PALI – Kondisi sungai di Kabupaten Penukal Abab Lematang Ilir (PALI) kini memasuki fase darurat. Bukan sekadar keluhan nelayan pengemin lelang Lebak Lebung yang pendapatannya anjlok, melainkan sudah menjadi ancaman serius bagi keberlanjutan Pendapatan Asli Desa (PADes) dan Pendapatan Asli Daerah (PAD).
Sorotan tajam datang dari Anggota DPRD PALI Fraksi PKS, Edi Eka Puryadi, S.Sos, yang juga duduk di Komisi I. Dalam pernyataan tertulis yang beredar di grup WhatsApp Informasi PALI Terkini, Minggu (21/9/2025), ia menyebut praktik perusakan sungai terjadi terang-terangan, namun dibiarkan.
“Badan sungai dipasang langsatan dari strimin, banyak warga menggunakan setrum—mulai dari rakitan sederhana hingga berteknologi tinggi. Ironisnya, pemerintah dan aparat penegak hukum hanya menonton. Padahal jelas, praktik ini melanggar Undang-Undang Nomor 31 Tahun 2004 jo. UU Nomor 45 Tahun 2009 tentang Perikanan. Sanksinya tegas: pidana penjara hingga enam tahun dan denda miliaran rupiah,” tegas Edi Eka.
Ia menambahkan, kondisi makin parah saat musim kemarau. “Dari hulu Sungai Penukal, Desa Raja Jaya, Tempirai hingga Air Itam, banyak aliran air diputas. Tapi sampai sekarang tidak ada tindakan nyata. Kalau terus dibiarkan, masyarakat bukan hanya enggan mengikuti lelang Lebak Lebung, tapi sungai kita akan mati pelan-pelan,” kritiknya keras.
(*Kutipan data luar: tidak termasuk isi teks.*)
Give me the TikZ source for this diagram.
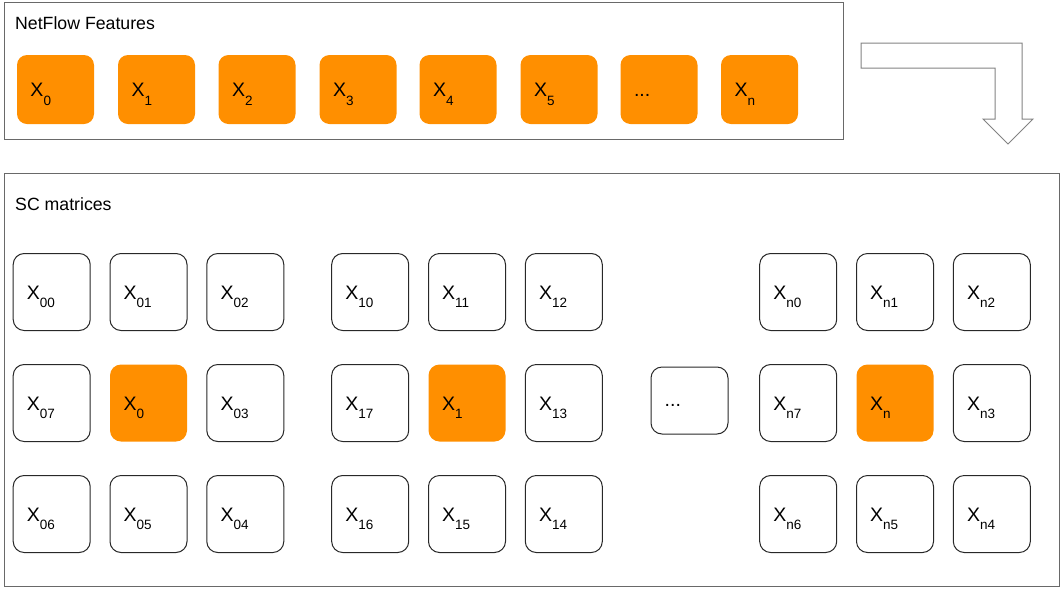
\documentclass[tikz,border=0pt]{standalone}
\usepackage{fontspec}
\setmainfont{Liberation Sans}
\definecolor{featorange}{RGB}{255,143,0}
\definecolor{framegray}{RGB}{105,105,105}
\definecolor{arrowgray}{RGB}{130,130,130}
\definecolor{boxline}{RGB}{40,40,40}
\newcommand\lowsub[1]{\raisebox{-8.5pt}{\fontsize{13.5}{13.5}\selectfont #1}}
\newcommand\threedots{...}
\begin{document}
\begin{tikzpicture}[x=1pt,y=-1pt,
  frame/.style={draw=framegray, line width=1pt},
  featbox/.style={fill=featorange, draw=none, rounded corners=10pt, minimum width=77pt, minimum height=69pt, inner sep=0pt},
  cellbox/.style={draw=boxline, fill=white, line width=1pt, rounded corners=11pt, minimum width=77pt, minimum height=77pt, inner sep=0pt},
  hotbox/.style={cellbox, fill=featorange, draw=none},
  lbl/.style={inner sep=0pt, anchor=base west, font=\fontsize{19.5}{19.5}\selectfont},
  title/.style={inner sep=0pt, anchor=base west, font=\fontsize{17.7}{17.7}\selectfont}]
\useasboundingbox (0,0) rectangle (1061,590);
% frames
\draw[frame] (4,2) rectangle (843,139);
\draw[frame] (4,173) rectangle (1059,586);
\node[title] (ttop) at (15,29.3) {NetFlow Features};
\node[title] (tbot) at (15,210) {SC matrices};
% feature row
\foreach \cx/\t [count=\i] in {55.5/X\lowsub{0}, 156.5/X\lowsub{1}, 257/X\lowsub{2}, 358/X\lowsub{3}, 458/X\lowsub{4}, 559/X\lowsub{5}, 659/\threedots, 759.5/X\lowsub{n}}{
  \node[featbox] (f\i) at (\cx,89.5) {};
  \node[lbl] (ft\i) at ([shift={(13.5,7)}]f\i.west) {\t};
}
% block arrow
\draw[draw=arrowgray, line width=1pt, line join=miter]
  (861,43) -- (1022,43) -- (1022,119) -- (1033,119) -- (1008,144) -- (983,119) -- (995,119) -- (995,68) -- (861,68) -- cycle;
% matrices
\foreach \gx/\g in {148.5/0, 467/1, 895/n}{
  \foreach \dx/\dy/\s in {-1/-1/0, 0/-1/1, 1/-1/2, 1/0/3, 1/1/4, 0/1/5, -1/1/6, -1/0/7}{
    \node[cellbox] (m\g\s) at (\gx+\dx*96.8, 403+\dy*111) {};
    \node[lbl] (mt\g\s) at ([shift={(14,7)}]m\g\s.west) {X\lowsub{\g\s}};
  }
  \node[hotbox] (m\g c) at (\gx, 403) {};
  \node[lbl] (mt\g c) at ([shift={(14,7)}]m\g c.west) {X\lowsub{\g}};
}
% dots box
\node[cellbox, minimum height=67pt] (dots) at (689.5,400.5) {};
\node[lbl] (dotst) at ([shift={(14,5.5)}]dots.west) {\threedots};
\end{tikzpicture}
\end{document}
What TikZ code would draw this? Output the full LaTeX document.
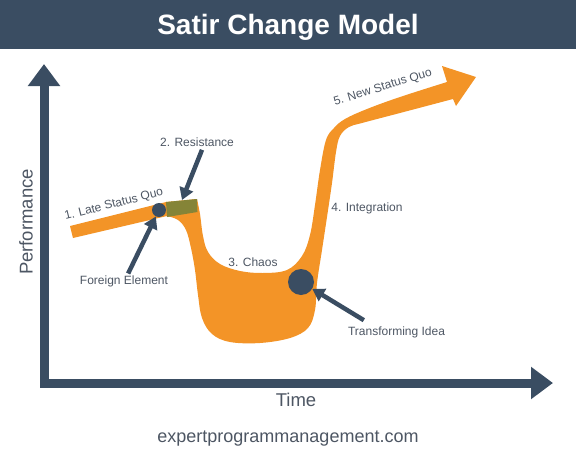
\documentclass[tikz,border=0pt]{standalone}
\usepackage{fontspec}
\setmainfont{Liberation Sans}
\usetikzlibrary{arrows.meta}
\definecolor{slate}{HTML}{3A4D62}
\definecolor{orng}{HTML}{F39427}
\definecolor{olivegreen}{HTML}{858437}
\definecolor{txtgrey}{HTML}{4D5663}

\begin{document}
\begin{tikzpicture}[x=1pt,y=-1pt,
    label node/.style={font=\fontsize{12}{14}\selectfont,text=txtgrey,inner sep=1pt,
                       text height=0.72em,text depth=0.2em},
    axis label/.style={font=\fontsize{18.5}{22}\selectfont,text=txtgrey},
    dot/.style={circle,fill=slate,inner sep=0pt},
    pointer/.style={draw=slate,line width=4.5pt,-{Triangle[width=14pt,length=12pt]}},
    axis line/.style={draw=slate,line width=9pt,line join=miter,
                      {Triangle[width=31pt,length=22pt]}-{Triangle[width=31pt,length=22pt]}}]
  \useasboundingbox (0,0) rectangle (576,450);

  % title bar
  \fill[slate] (0,0) rectangle (576,49);
  \node[font=\bfseries\fontsize{28}{32}\selectfont,text=white,anchor=base] (title) at (288,34) {Satir Change Model};

  % axes
  \coordinate (ytop) at (44,64);
  \coordinate (origin) at (44,383);
  \coordinate (xend) at (553,383);
  \draw[axis line] (ytop) -- (origin) -- (xend);
  \node[axis label,rotate=90] (perf) at (26,222) {Performance};
  \node[axis label] (time) at (296,400) {Time};
  \node[axis label,font=\fontsize{18}{22}\selectfont,anchor=base] (site) at (288,442) {expertprogrammanagement.com};

  % the curve
  \fill[orng] (70,226) -- (166,202) -- (197,199)
    -- plot[smooth,tension=0.6] coordinates {(197,199) (200,214) (203,236) (208,252) (220,264) (240,271)
         (263,273) (287,270) (302,256) (310,235) (315,205) (320,170) (326,140) (334,128) (345,119)
         (367,109) (400,97) (447,82)}
    -- (442,66) -- (476,77) -- (456,106)
    -- plot[smooth,tension=0.6] coordinates {(453,99) (400,113) (362,123) (349,127) (340,136) (336,152)
         (332,183) (327,217) (322,250) (317,283) (315,310) (308,328) (290,338) (260,343) (230,342)
         (212,334) (202,318) (198,295) (195,270) (191,248) (186,230) (178,220) (167,216)}
    -- (73,238) -- cycle;
  \fill[olivegreen] (166,202) -- (197,199) -- (197.5,212) -- (167,217) -- cycle;
  \coordinate (olivetop) at (182,200);

  \node[dot,minimum size=14pt] (fe) at (159,210) {};
  \node[dot,minimum size=26pt] (ti) at (301,282) {};

  % labels
  \node[label node,rotate=14] (lsq) at (114,205) {1. Late Status Quo};
  \node[label node] (resist) at (197,144) {2. Resistance};
  \node[label node] (chaos) at (253,264) {3. Chaos};
  \node[label node] (integ) at (367,209) {4. Integration};
  \node[label node,rotate=17] (nsq) at (383,88) {5. New Status Quo};
  \node[label node] (foreign) at (124,282) {Foreign Element};
  \node[label node] (transform) at (396.5,333) {Transforming Idea};

  % pointers
  \draw[pointer] ([xshift=5pt]resist.south) -- (olivetop);
  \draw[pointer,shorten <=3pt] (foreign) -- (fe);
  \draw[pointer] ([shift={(17pt,7pt)}]transform.north west) -- (ti);
\end{tikzpicture}
\end{document}
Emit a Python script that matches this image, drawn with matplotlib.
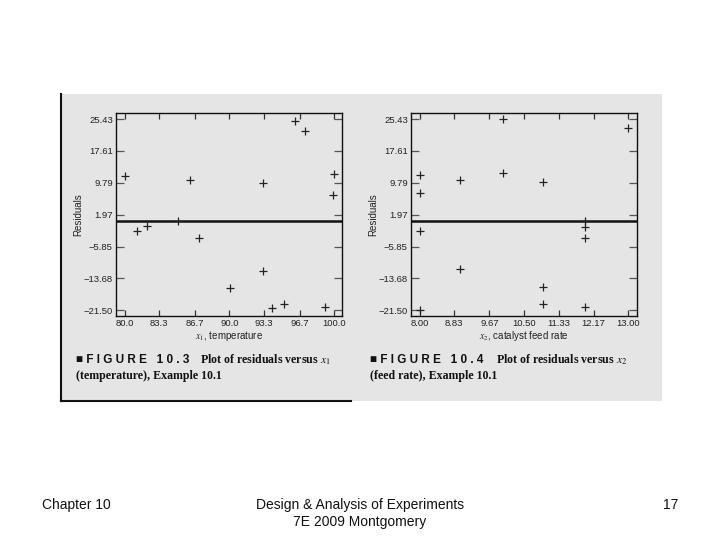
"""residuals versus x1 and x2 (Montgomery fig 10.3 / 10.4 slide)"""

import matplotlib
matplotlib.use("Agg")
import matplotlib.pyplot as plt
from matplotlib.lines import Line2D
from matplotlib.patches import Rectangle

plt.rcParams["font.family"] = ["Liberation Sans", "DejaVu Sans"]
plt.rcParams["mathtext.fontset"] = "stix"

# data
temperature = [80.0, 81.2, 82.16, 85.11, 86.23, 87.06, 90.05, 93.17,
               93.17, 94.06, 95.17, 96.25, 97.23, 99.11, 99.97, 99.9]
resid_temp = [11.48, -2.07, -0.93, 0.46, 10.42, -3.78, -15.94, -11.85,
              9.69, -20.84, -19.86, 24.86, 22.49, -20.6, 11.97, 6.83]

feed_rate = [8.0, 8.0, 8.0, 8.0, 8.96, 8.96, 10.0, 10.0,
             10.96, 10.96, 10.96, 11.97, 11.97, 11.97, 11.97, 13.0]
resid_feed = [11.65, 7.24, -1.99, -21.4, 10.42, -11.45, 25.5, 12.21,
              10.0, -15.7, -19.86, 0.46, -1.0, -3.7, -20.6, 23.15]

y_ticks = [25.43, 17.61, 9.79, 1.97, -5.85, -13.68, -21.50]
y_tick_labels = ["25.43", "17.61", "9.79", "1.97", "\u22125.85", "\u221213.68", "\u221221.50"]
x1_ticks = [80.0, 83.3, 86.7, 90.0, 93.3, 96.7, 100.0]
x1_tick_labels = ["80.0", "83.3", "86.7", "90.0", "93.3", "96.7", "100.0"]
x2_ticks = [8.00, 8.83, 9.67, 10.50, 11.33, 12.17, 13.00]
x2_tick_labels = ["8.00", "8.83", "9.67", "10.50", "11.33", "12.17", "13.00"]
ref_level = 0.5

GRAY = "#e5e5e5"

fig = plt.figure(figsize=(7.2, 5.4), dpi=100)
fig.patch.set_facecolor("white")

W, H = 720.0, 540.0


def fx(px):
    return px / W


def fy(py):
    return (H - py) / H


# gray scanned panel
fig.add_artist(Rectangle((fx(61), fy(400.5)), fx(662) - fx(61), fy(94) - fy(400.5),
                         transform=fig.transFigure, facecolor=GRAY, edgecolor="none", zorder=0))
fig.add_artist(Line2D([fx(61), fx(61)], [fy(94), fy(401)], transform=fig.transFigure,
                      color="#111111", lw=1.5))
fig.add_artist(Line2D([fx(61), fx(351)], [fy(400.5), fy(400.5)], transform=fig.transFigure,
                      color="#111111", lw=1.5))


def residual_panel(left_px, xs, ys, xticks, xlabels, xlim, xlabel):
    ax = fig.add_axes([fx(left_px), fy(316), 225.4 / W, 203.3 / H])
    ax.set_facecolor(GRAY)
    ax.axhline(ref_level, color="#111111", lw=1.8, zorder=1)
    ax.plot(xs, ys, linestyle="none", marker="+", markersize=5.5,
            markeredgewidth=0.9, color="#222222", zorder=3)
    ax.set_xlim(xlim)
    ax.set_ylim(-22.9, 26.98)
    ax.set_xticks(xticks)
    ax.set_xticklabels(xlabels)
    ax.set_yticks(y_ticks)
    ax.set_yticklabels(y_tick_labels)
    ax.tick_params(axis="x", direction="in", length=4.4, width=0.9, color="#333333",
                   top=True, bottom=True, labelsize=6.8, pad=2.5, labelcolor="#222222")
    ax.tick_params(axis="y", direction="in", length=6.0, width=0.9, color="#555555",
                   left=True, right=True, labelsize=6.8, pad=2.5, labelcolor="#222222")
    for s in ax.spines.values():
        s.set_linewidth(1.0)
        s.set_color("#111111")
    ax.set_ylabel("Residuals", fontsize=7, color="#222222")
    ax.yaxis.set_label_coords(-0.145, 0.5)
    ax.set_xlabel(xlabel, fontsize=7, color="#222222")
    ax.xaxis.set_label_coords(0.5, -0.062)
    return ax


residual_panel(116.3, temperature, resid_temp, x1_ticks, x1_tick_labels,
               (79.2, 100.71), r"$x_1$, temperature")
residual_panel(411.3, feed_rate, resid_feed, x2_ticks, x2_tick_labels,
               (7.8, 13.2), r"$x_2$, catalyst feed rate")

# captions
cap_sans = dict(fontsize=8.5, fontweight="bold", color="#111111", va="center")
cap_serif = dict(fontsize=8.6, fontweight="bold", color="#111111", va="center",
                 family=["Liberation Serif", "DejaVu Serif"])

fig.text(fx(76), fy(360), "\u25a0 F I G U R E   1 0 . 3", **cap_sans)
fig.text(fx(200), fy(360), r"Plot of residuals versus $x_1$", **cap_serif)
fig.text(fx(76), fy(376), "(temperature), Example 10.1", **cap_serif)

fig.text(fx(370), fy(360), "\u25a0 F I G U R E   1 0 . 4", **cap_sans)
fig.text(fx(496), fy(360), r"Plot of residuals versus $x_2$", **cap_serif)
fig.text(fx(370), fy(376), "(feed rate), Example 10.1", **cap_serif)

# slide footer
foot = dict(fontsize=10, color="#111111", va="center")
fig.text(fx(42), fy(505), "Chapter 10", ha="left", **foot)
fig.text(fx(360), fy(505), "Design & Analysis of Experiments", ha="center", **foot)
fig.text(fx(360), fy(522), "7E 2009 Montgomery", ha="center", **foot)
fig.text(fx(678), fy(505), "17", ha="right", **foot)

plt.savefig("out.png", dpi=100, facecolor="white")
plt.close()
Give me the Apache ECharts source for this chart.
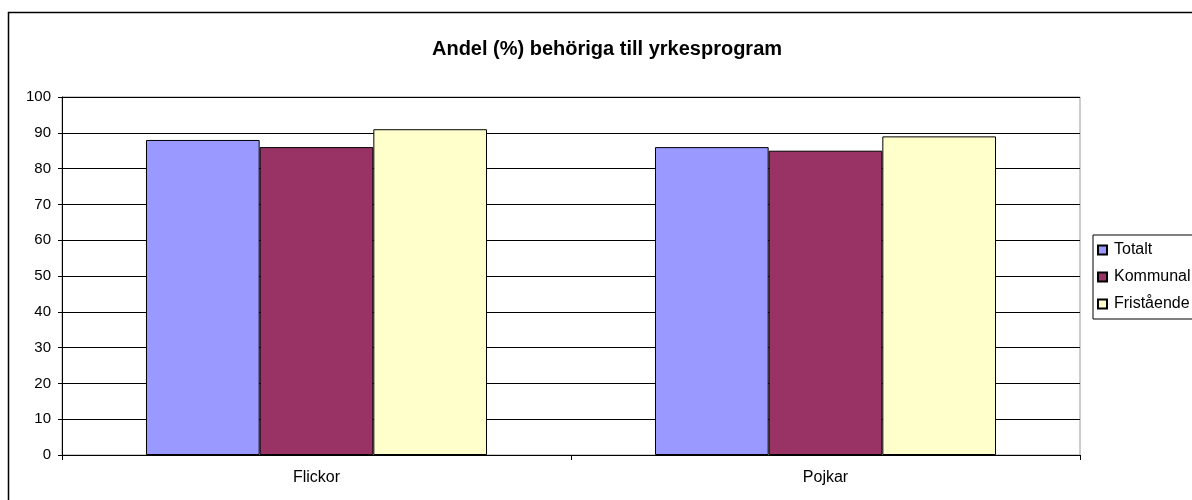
<!DOCTYPE html>
<html>
<head>
<meta charset="utf-8">
<script src="https://cdn.jsdelivr.net/npm/echarts@6/dist/echarts.min.js"></script>
<style>
  html, body { margin: 0; padding: 0; background: #fff; }
  #chart { width: 1192px; height: 500px; }
</style>
</head>
<body>
<div id="chart"></div>
<script>
    var categories = ['Flickor', 'Pojkar'];
    var seriesNames = ['Totalt', 'Kommunal', 'Fristående'];
    var totalt = [88, 86];
    var kommunal = [86, 85];
    var fristaende = [91, 89];
    var colors = ['#9999ff', '#993366', '#ffffcc'];

    var font = 'Arial, "Liberation Sans", sans-serif';

    function buildSerie(name, values, color) {
        return {
            name: name,
            type: 'bar',
            data: values,
            barGap: '0%',
            barCategoryGap: '33%',
            itemStyle: {
                color: color,
                borderColor: '#000',
                borderWidth: 1
            }
        };
    }

    var chart = echarts.init(document.getElementById('chart'));
    chart.setOption({
        animation: false,
        title: {
            text: 'Andel (%) behöriga till yrkesprogram',
            left: 602,
            textAlign: 'center',
            top: 34,
            textStyle: {fontFamily: font, fontSize: 20, fontWeight: 'bold', color: '#000'}
        },
        grid: {
            left: 62, right: 112, top: 97, bottom: 45,
            show: true, borderColor: '#999', borderWidth: 1
        },
        legend: {
            orient: 'vertical',
            left: 1093,
            top: 235,
            padding: [7, 40, 7, 4],
            borderColor: '#000',
            borderWidth: 1,
            itemWidth: 9,
            itemHeight: 9,
            itemGap: 11,
            icon: 'rect',
            textStyle: {fontFamily: font, fontSize: 16, lineHeight: 16, color: '#000', padding: [0, 0, 0, 2]},
            data: seriesNames
        },
        xAxis: {
            type: 'category',
            data: categories,
            axisLine: {lineStyle: {color: '#000'}},
            axisTick: {show: true, length: 5, lineStyle: {color: '#000'}},
            axisLabel: {fontFamily: font, fontSize: 16, color: '#000', margin: 15}
        },
        yAxis: {
            type: 'value',
            min: 0,
            max: 100,
            interval: 10,
            axisLine: {show: true, lineStyle: {color: '#000'}},
            axisTick: {show: true, length: 4, lineStyle: {color: '#000'}},
            axisLabel: {fontFamily: font, fontSize: 15, color: '#000', margin: 11},
            splitLine: {lineStyle: {color: '#000', width: 1}}
        },
        graphic: [{
            type: 'rect',
            shape: {x: 8.5, y: 12.5, width: 1200, height: 500},
            style: {fill: 'none', stroke: '#000', lineWidth: 1.5},
            silent: true
        }],
        series: [
            buildSerie(seriesNames[0], totalt, colors[0]),
            buildSerie(seriesNames[1], kommunal, colors[1]),
            buildSerie(seriesNames[2], fristaende, colors[2])
        ]
    });
</script>
</body>
</html>
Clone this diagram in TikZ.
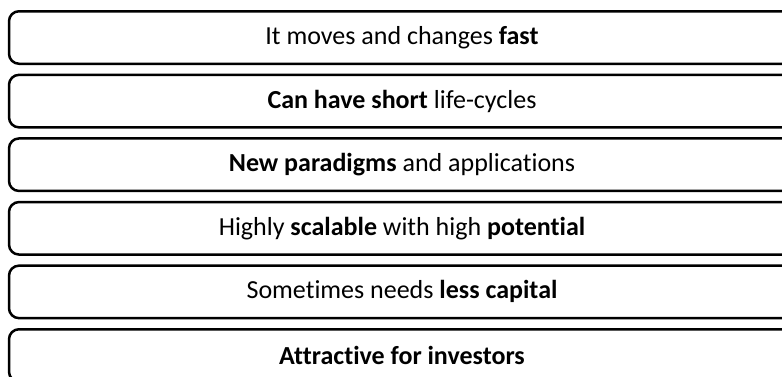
\documentclass[tikz,border=0pt]{standalone}
\usepackage{fontspec}
\setmainfont[Ligatures=NoCommon]{Carlito}
\usetikzlibrary{positioning}

\tikzset{
  bar/.style={draw, line width=2.5pt, rounded corners=10pt,
    minimum width=786pt, minimum height=52.5pt, inner sep=0pt,
    font=\fontsize{26}{30}\selectfont},
}

\begin{document}
\begin{tikzpicture}[x=1pt, y=1pt, node distance=8.6pt]
    \useasboundingbox (0,0) rectangle (782,-376);

    % Stacked feature bars
    \node[bar] (fast) at (402,-37.5) {It moves and changes \textbf{fast}};
    \node[bar, below=of fast] (cycle) {\textbf{Can have short} life-cycles};
    \node[bar, below=of cycle] (paradigm) {\textbf{New paradigms} and applications};
    \node[bar, below=of paradigm] (scale) {Highly \textbf{scalable} with high \textbf{potential}};
    \node[bar, below=of scale] (capital) {Sometimes needs \textbf{less capital}};
    \node[bar, below=of capital] (invest) {\textbf{Attractive for investors}};
\end{tikzpicture}
\end{document}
Lebih jauh, Edi Eka menegaskan bahwa sungai adalah aset desa sekaligus aset daerah. Dalam konteks hukum, perlindungan sungai mestinya diikat kuat oleh Peraturan Daerah tentang Tata Ruang dan aturan lingkungan hidup. “Kalau di hulu sungai saja dibuka lahan perkebunan tanpa kendali, sama artinya kita merobek masa depan anak cucu. Sungai itu warisan marga, wajib kita jaga,” ujarnya.
Namun akar masalah ternyata tidak hanya berasal dari praktik ilegal masyarakat. Dari catatan lapangan, perusahaan juga menjadi aktor besar pencemar lingkungan.
Di wilayah Tanah Abang, aktivitas hauling batu bara terbukti merusak. Sungai dan lahan pertanian warga tercemar debu, lumpur, dan limbah operasional. Stock file batu bara yang dibiarkan terbuka memperparah pencemaran udara.
Tak kalah mencolok, Pertamina Adera Field juga disorot. Limbah migas dilaporkan mencemari lahan pertanian, merusak kesuburan tanah, dan menurunkan produktivitas warga.
“Semua ini jelas melanggar Undang-Undang Nomor 32 Tahun 2009 tentang Perlindungan dan Pengelolaan Lingkungan Hidup (PPLH). Pasal 69 tegas melarang setiap orang melakukan pencemaran dan perusakan lingkungan. Bahkan, Pasal 98 sampai Pasal 103 memuat ancaman pidana hingga 10 tahun penjara dan denda mencapai Rp10 miliar. Pertanyaannya: kenapa aparat penegak hukum diam?” tantang Edi Eka.
Ia menuding Dinas Lingkungan Hidup (DLH) PALI maupun DLH Provinsi Sumsel tidak menjalankan kewajibannya. Padahal, perda dan undang-undang memberi mandat jelas untuk melakukan pengawasan, pengendalian, dan penindakan.
“Kalau DLH tidak berani bertindak, itu sama artinya dengan pembiaran. Dan pembiaran ini adalah pengkhianatan terhadap rakyat. Sungai adalah urat nadi kehidupan, bukan tempat pembuangan limbah,” tandasnya.
Edi Eka menutup pernyataannya dengan ultimatum: “Kami di DPRD tidak akan berhenti menyuarakan ini. Jika pemerintah dan APH terus abai, maka bukan hanya PAD dan PADes yang hilang, tapi kepercayaan rakyat juga runtuh. Sungai mati berarti rakyat mati—dan sejarah akan mencatat siapa yang membiarkannya.”. (Eddi Saputra).